* begin Provided entries *

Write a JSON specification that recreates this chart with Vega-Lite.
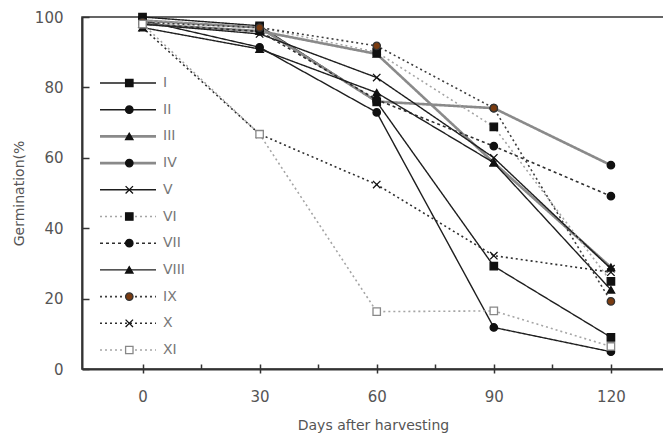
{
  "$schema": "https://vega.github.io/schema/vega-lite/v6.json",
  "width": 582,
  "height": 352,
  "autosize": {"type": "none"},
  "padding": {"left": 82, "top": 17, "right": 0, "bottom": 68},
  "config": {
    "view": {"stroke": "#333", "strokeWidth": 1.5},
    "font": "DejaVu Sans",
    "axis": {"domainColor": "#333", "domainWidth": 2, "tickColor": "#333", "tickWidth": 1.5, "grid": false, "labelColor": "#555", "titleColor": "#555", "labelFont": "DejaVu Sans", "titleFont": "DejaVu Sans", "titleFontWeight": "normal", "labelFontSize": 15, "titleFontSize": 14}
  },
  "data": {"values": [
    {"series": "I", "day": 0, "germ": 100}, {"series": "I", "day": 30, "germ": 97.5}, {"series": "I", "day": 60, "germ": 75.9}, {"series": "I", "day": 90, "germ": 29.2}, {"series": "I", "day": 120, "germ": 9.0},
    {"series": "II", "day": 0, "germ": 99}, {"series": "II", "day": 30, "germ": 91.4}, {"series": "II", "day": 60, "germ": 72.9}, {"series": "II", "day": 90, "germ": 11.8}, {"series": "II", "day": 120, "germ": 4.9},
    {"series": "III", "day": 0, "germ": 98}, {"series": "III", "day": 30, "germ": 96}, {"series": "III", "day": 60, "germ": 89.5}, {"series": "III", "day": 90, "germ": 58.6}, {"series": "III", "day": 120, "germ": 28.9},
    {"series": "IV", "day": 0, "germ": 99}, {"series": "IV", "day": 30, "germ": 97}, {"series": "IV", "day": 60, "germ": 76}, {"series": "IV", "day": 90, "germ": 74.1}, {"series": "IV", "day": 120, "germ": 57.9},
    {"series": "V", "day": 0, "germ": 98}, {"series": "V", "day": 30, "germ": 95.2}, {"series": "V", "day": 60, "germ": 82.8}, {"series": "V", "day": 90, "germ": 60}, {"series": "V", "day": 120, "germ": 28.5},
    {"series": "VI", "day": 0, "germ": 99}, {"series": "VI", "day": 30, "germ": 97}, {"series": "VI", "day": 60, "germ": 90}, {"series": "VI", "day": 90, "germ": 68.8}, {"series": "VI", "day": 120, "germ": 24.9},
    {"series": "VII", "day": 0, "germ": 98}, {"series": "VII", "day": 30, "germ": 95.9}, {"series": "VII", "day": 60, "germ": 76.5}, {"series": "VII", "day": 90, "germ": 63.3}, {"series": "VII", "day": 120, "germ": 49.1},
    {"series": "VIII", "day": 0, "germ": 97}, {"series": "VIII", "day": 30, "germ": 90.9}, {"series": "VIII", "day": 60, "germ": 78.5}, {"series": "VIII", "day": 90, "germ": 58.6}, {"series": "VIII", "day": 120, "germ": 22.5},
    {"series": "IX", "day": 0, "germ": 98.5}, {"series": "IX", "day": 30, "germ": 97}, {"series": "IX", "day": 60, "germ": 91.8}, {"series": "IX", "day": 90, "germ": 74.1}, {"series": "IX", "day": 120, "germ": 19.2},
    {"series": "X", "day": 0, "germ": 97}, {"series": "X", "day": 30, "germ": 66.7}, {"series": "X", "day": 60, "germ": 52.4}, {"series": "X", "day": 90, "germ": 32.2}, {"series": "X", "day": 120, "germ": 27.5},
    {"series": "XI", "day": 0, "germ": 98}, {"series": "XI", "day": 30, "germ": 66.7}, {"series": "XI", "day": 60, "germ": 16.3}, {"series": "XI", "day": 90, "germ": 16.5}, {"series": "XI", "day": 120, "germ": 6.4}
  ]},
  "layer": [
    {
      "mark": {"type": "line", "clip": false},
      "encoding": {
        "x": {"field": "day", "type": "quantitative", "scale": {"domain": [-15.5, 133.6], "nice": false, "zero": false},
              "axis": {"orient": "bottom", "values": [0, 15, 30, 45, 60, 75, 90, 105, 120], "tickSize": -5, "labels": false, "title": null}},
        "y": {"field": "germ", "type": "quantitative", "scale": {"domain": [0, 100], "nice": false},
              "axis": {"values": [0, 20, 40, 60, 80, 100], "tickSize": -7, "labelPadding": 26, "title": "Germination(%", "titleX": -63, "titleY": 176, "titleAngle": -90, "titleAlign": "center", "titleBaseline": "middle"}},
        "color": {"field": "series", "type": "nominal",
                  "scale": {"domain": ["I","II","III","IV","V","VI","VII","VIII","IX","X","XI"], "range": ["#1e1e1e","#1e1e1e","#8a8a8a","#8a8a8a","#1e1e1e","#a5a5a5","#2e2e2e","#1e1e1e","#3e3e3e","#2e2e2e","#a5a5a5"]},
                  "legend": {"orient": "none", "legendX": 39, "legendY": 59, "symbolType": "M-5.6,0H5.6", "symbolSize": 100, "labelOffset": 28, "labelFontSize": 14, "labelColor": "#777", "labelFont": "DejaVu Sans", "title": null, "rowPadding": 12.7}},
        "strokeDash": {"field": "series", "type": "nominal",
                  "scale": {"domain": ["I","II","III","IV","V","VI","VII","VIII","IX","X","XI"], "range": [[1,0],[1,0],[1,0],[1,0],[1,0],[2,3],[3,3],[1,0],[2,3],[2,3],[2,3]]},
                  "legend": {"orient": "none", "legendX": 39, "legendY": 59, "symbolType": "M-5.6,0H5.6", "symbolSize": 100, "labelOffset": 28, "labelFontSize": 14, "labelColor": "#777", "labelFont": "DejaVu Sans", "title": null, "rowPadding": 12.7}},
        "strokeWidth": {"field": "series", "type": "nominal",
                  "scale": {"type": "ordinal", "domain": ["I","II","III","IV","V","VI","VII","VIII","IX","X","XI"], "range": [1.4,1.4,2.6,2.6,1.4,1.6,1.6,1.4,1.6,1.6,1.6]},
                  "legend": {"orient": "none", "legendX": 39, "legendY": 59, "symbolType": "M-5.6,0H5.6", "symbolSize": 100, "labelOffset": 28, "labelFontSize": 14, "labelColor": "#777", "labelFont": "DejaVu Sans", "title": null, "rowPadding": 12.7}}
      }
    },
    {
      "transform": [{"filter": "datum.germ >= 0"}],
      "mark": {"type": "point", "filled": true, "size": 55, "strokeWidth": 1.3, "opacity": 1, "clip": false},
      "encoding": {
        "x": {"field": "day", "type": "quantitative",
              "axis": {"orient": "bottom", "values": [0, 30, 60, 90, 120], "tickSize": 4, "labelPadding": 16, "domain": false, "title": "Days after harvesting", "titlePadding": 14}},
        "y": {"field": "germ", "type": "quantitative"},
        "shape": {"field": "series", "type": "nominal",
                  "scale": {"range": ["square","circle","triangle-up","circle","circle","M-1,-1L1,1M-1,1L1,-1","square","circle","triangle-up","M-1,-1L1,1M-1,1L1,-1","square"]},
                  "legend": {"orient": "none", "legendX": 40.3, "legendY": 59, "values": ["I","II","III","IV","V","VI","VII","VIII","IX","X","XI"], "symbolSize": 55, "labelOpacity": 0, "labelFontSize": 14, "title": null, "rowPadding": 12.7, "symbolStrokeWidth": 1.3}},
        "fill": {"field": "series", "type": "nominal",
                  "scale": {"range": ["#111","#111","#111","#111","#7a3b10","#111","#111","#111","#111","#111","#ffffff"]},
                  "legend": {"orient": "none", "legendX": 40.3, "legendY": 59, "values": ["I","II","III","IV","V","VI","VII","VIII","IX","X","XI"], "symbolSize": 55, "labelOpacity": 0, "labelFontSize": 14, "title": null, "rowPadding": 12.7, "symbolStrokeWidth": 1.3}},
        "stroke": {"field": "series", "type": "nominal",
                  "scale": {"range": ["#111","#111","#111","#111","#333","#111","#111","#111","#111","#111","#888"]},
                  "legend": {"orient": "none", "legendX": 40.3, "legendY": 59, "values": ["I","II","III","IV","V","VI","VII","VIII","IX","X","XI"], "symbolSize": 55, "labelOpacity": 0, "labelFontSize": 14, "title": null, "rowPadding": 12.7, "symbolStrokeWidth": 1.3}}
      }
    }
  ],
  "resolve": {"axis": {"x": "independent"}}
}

* end Provided entries *
* begin Provided entries *

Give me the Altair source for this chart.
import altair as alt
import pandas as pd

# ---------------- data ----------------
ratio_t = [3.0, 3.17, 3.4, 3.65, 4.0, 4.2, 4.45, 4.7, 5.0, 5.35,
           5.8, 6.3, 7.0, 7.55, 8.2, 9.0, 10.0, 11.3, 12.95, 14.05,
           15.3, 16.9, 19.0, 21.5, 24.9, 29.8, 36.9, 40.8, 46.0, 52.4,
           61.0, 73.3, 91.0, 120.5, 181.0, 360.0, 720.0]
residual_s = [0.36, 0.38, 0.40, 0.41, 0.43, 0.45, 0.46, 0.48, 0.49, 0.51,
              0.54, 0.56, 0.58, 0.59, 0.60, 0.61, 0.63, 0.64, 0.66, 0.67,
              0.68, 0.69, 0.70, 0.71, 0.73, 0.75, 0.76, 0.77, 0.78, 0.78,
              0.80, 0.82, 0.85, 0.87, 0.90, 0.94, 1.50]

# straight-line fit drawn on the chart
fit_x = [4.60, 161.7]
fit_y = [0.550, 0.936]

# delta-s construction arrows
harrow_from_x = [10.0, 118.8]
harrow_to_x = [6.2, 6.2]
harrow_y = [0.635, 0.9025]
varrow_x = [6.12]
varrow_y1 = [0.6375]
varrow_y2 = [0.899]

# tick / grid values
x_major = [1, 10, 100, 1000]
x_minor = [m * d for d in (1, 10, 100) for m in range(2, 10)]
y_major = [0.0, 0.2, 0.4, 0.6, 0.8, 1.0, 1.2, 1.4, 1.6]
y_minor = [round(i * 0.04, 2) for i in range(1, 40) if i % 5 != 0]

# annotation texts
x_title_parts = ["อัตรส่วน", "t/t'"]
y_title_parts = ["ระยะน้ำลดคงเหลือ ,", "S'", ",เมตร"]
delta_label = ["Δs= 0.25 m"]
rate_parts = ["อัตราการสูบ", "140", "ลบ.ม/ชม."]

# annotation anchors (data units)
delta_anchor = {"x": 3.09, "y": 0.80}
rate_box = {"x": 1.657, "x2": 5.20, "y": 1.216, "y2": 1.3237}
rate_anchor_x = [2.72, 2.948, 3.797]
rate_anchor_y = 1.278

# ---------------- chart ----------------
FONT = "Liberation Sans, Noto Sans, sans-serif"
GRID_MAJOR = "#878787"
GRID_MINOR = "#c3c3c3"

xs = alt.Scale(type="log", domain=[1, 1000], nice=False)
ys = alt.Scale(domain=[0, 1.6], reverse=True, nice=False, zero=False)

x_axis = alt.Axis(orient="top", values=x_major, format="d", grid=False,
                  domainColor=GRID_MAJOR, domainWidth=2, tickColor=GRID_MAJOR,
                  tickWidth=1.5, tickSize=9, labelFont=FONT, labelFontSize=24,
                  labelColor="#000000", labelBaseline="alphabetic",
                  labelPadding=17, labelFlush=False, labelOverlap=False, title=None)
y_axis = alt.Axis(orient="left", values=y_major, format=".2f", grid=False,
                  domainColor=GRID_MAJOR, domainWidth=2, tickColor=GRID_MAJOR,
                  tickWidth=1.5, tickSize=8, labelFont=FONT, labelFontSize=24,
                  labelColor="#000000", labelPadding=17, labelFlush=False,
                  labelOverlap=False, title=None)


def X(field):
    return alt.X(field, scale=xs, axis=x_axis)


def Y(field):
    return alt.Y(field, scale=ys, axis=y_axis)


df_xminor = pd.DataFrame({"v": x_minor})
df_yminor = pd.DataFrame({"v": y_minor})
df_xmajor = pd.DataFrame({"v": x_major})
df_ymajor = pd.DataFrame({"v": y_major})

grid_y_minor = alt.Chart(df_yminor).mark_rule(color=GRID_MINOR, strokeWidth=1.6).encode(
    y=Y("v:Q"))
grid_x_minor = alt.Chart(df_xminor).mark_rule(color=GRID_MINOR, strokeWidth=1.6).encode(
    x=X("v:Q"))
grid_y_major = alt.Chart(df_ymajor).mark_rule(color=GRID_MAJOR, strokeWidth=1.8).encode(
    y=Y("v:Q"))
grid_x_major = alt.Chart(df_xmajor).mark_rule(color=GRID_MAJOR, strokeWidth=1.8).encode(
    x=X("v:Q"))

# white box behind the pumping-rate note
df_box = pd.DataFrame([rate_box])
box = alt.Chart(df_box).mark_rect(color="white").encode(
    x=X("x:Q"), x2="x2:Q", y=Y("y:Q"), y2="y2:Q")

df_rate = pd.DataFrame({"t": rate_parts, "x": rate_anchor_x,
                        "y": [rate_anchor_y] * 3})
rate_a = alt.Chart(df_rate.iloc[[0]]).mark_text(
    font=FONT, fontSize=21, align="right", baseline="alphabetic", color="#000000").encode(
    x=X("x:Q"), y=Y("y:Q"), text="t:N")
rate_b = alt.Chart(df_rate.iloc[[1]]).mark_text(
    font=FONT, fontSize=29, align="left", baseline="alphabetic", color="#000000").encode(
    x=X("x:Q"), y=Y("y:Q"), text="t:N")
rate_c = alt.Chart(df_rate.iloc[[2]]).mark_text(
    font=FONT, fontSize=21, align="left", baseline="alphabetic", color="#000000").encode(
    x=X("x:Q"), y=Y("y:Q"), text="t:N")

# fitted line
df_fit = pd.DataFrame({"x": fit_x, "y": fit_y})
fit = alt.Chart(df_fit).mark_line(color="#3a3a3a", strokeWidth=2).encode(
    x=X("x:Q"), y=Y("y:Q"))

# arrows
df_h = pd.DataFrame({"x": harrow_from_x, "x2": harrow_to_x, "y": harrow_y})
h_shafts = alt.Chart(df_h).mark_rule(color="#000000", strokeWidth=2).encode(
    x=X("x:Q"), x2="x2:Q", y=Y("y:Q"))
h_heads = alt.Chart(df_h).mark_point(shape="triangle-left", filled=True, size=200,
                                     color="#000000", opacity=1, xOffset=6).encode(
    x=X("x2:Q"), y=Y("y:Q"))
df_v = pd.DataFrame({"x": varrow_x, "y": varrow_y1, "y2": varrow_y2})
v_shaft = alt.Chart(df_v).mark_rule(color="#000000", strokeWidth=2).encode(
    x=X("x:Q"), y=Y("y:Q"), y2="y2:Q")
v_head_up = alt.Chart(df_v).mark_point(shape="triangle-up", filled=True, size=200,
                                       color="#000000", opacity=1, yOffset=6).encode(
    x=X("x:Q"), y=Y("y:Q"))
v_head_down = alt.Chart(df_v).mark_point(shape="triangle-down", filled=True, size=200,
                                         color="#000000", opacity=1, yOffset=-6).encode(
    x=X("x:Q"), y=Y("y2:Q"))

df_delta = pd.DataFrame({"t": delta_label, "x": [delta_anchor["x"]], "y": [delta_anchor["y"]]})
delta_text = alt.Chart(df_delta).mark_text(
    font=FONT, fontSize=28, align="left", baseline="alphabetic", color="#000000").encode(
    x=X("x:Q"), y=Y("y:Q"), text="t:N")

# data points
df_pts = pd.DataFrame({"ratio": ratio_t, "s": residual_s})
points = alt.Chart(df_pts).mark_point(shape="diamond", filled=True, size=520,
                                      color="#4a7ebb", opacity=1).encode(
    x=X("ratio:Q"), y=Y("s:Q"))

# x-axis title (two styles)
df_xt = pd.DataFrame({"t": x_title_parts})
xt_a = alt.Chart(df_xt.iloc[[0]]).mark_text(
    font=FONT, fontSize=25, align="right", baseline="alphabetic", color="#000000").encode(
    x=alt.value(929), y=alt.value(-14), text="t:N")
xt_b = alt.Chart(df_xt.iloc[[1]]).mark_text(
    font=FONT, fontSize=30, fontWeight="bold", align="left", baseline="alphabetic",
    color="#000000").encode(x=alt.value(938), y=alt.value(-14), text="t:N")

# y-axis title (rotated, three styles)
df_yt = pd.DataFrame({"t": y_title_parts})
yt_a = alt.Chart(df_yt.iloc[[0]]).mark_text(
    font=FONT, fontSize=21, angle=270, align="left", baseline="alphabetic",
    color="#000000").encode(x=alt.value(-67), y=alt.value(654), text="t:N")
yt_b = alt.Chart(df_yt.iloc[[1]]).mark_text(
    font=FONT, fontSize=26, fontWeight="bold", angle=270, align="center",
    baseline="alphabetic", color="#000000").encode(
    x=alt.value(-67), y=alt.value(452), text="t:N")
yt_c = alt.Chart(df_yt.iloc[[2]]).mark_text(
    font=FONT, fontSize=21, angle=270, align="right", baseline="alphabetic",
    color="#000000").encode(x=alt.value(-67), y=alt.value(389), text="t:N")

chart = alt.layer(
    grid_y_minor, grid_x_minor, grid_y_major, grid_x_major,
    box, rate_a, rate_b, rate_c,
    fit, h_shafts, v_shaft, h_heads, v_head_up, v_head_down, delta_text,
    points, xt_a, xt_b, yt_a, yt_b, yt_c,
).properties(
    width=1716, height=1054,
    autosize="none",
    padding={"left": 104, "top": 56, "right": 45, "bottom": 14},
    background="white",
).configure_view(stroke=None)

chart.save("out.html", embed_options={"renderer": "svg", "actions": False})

* end Provided entries *

Prompt: Pull out all lines containing the word "this" from the entries above.

Answer in full:
Write a JSON specification that recreates this chart with Vega-Lite.
Give me the Altair source for this chart.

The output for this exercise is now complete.